If you’re looking for an amusing exercise this weekend, try flipping back and forth between the Cubs-oriented broadcast on WGN-AM 720 and the White Sox flag-wavers on WMVP-AM 1000. You can gauge how the game is going by the announcers’ tone.

If the Cubs are winning, Pat Hughes and Ron Santo will sound happy. If the Sox are winning, John Rooney and Ed Farmer will have a little extra bounce in their words.

When Carlos Lee hit the grand slam during the final game of the Sox-Cubs series at Wrigley Field earlier this month, Rooney admitted, “I’m falling out of the booth.”

Yet while Rooney is shouting out “GRAND SLAM!,” it’s a lower-case grand slam call for Hughes.

“I don’t know how guys broadcast every game and not pull for the team they’re covering,” Hughes said. “Yes I want the Cubs to win. I want them to win every game, and that includes games against the Sox.”

Still Hughes says he makes sure he gives Sox players their due. It’s no different than the way he raved over a play Reds shortstop Barry Larkin made in Wednesday’s Cubs-Cincinnati game.

“I’m aware that there’s a lot of flipping back and forth, and there might be some Sox fans tuning in,” Hughes said. “If a Sox player makes a good catch, I like to give the guy credit. I’m enough of a baseball fan to appreciate the greatness of a play.”

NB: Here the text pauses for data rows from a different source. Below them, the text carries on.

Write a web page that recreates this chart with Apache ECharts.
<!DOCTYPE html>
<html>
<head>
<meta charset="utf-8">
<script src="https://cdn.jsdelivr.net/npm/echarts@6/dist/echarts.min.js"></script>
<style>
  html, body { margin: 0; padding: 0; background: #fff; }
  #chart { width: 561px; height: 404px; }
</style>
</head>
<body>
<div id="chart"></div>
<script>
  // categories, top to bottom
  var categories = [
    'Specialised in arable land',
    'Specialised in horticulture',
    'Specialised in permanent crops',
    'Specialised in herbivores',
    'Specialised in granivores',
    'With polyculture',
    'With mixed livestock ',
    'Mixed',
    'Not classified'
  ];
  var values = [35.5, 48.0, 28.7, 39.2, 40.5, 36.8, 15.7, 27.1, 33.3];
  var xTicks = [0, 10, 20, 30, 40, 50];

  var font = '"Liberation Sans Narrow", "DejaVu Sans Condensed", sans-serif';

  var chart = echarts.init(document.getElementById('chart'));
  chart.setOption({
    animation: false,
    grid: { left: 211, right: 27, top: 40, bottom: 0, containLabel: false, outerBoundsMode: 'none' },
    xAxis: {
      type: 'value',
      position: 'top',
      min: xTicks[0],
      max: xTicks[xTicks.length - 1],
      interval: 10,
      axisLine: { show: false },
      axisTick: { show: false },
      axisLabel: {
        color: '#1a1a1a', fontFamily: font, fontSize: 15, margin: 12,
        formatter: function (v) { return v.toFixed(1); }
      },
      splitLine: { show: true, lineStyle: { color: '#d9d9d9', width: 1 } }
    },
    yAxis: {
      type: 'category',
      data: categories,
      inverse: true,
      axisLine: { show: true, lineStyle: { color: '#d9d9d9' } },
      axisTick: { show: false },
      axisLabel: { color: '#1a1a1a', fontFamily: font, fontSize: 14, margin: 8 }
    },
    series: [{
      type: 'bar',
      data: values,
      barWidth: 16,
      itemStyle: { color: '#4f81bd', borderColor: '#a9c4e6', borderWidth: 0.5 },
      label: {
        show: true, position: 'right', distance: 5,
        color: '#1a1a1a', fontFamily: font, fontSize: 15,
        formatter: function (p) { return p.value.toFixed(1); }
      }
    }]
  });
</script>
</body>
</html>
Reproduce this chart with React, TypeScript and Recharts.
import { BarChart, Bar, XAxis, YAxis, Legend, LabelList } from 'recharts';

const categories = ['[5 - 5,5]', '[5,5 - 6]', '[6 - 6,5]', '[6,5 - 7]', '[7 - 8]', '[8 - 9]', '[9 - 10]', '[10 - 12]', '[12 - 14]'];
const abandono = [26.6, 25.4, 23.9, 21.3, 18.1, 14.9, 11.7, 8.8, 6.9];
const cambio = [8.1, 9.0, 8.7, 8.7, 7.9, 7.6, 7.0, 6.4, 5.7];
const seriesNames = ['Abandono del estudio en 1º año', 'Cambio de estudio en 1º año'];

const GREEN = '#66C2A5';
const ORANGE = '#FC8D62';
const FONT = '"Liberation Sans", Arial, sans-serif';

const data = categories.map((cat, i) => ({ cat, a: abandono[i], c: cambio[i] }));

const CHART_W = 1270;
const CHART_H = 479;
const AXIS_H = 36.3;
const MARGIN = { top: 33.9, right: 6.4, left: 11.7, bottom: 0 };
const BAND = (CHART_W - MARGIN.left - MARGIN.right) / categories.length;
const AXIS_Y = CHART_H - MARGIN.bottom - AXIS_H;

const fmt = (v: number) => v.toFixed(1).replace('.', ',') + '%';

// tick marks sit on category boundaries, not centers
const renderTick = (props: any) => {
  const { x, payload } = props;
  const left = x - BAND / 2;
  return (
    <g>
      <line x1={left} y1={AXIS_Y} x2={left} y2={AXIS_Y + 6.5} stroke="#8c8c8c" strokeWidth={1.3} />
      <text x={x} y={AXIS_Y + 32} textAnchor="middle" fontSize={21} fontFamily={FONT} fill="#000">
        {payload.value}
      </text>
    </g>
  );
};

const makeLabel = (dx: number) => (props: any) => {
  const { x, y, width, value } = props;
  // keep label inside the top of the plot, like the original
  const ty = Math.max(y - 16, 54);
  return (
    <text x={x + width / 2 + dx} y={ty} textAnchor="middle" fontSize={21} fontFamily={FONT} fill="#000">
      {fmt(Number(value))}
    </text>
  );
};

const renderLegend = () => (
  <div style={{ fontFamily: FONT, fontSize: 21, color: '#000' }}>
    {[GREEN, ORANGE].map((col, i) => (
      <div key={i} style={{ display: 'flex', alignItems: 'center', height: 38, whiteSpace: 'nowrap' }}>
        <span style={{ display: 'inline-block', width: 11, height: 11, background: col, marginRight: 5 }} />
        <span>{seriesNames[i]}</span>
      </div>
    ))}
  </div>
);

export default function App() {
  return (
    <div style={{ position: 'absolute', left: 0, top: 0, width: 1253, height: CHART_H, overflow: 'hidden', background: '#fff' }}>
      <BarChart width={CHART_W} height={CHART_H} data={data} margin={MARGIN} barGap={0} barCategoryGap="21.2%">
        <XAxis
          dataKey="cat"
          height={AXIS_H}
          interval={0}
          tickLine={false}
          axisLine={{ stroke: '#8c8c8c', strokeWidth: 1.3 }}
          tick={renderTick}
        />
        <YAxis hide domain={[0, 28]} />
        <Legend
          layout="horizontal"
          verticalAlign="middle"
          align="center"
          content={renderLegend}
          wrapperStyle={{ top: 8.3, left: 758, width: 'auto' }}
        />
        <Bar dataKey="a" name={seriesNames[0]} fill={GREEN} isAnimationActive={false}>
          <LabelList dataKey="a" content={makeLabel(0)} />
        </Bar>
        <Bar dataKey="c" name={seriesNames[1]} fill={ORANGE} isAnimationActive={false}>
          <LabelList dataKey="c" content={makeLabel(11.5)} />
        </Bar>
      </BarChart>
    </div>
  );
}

Of course there are fans in this town who never will give the other side credit. Here’s a fun thing to do: if you’re a Sox fan who takes great pleasure in seeing the Cubs suffer, turn quickly to 720 if the Cubs botch a big play to hear Santo in mid-groan.

Rooney knows Sox fans have more invested in the game’s outcomes. It is reflected in his call.

“Sox fans can tolerate losses to league opponents,” Rooney said. “But when it comes to the Cubs, it’s a different story. Everyone is up for these games.”

For his part Santo says he has nothing against the Sox; he played his final year for them. He maintains his approach is the same as it would be for a Cubs-Cardinals series. If the crowd is buzzing, regardless of who is playing, there is no need to manufacture emotion.

“The electricity and atmosphere feed into the broadcast,” Santo said. “When you get games like this, you just feel like you’re going to get good baseball.”

That’ll be a change of pace for Chicago baseball. Given the way both teams have played this year, this is one time when that old opening line works perfectly:

“When the Cubs and Sox play, you can throw away the records. Please!”

The lineup: On the television side, it’ll be all Sox Friday and Sunday. Ken Harrelson and Darrin Jackson will do Friday’s game on Fox Sports Net and Sunday’s on WGN-Ch. 9. Cubs fans get a reprieve Saturday when Thom Brennamann and Steve Lyons work the game for Fox Sports on WFLD-Ch. 32.

Sunshine: Last year’s Cubs-Sox Friday night game at Comiskey Park did a 9.6 rating, the largest ever for a baseball game on Fox Sports Net; 1 local ratings point is worth in excess of 32,000 homes. Fox Net, however, doesn’t figure to get the same audience because Friday’s game will be played in the afternoon.

According to the Sox, the game was scheduled for 1:05 p.m. because they want to create an Opening Day-like atmosphere. Also it will be easier on the players, as they won’t have to follow a day game after a night game.

Fox Net’s Jim Corno says the network doesn’t get involved in scheduling. He wasn’t overly concerned with the move.

“No matter when it is played, it will be our highest-rated game of the year,” Corno said. “People will find the game.”

If fans can’t see the game live, Fox Net will air a replay at 7 p.m.

Feeling better: Santo continues to make progress in adapting to the prosthesis on his right leg. He rode his horse for the first time the other day. He also hopes to be able to play at his charity golf outing July 9 at the Glen Club in Glenview.

“I’m not going to say I’m completely over the hump but I feel like I’ve done very well,” Santo said.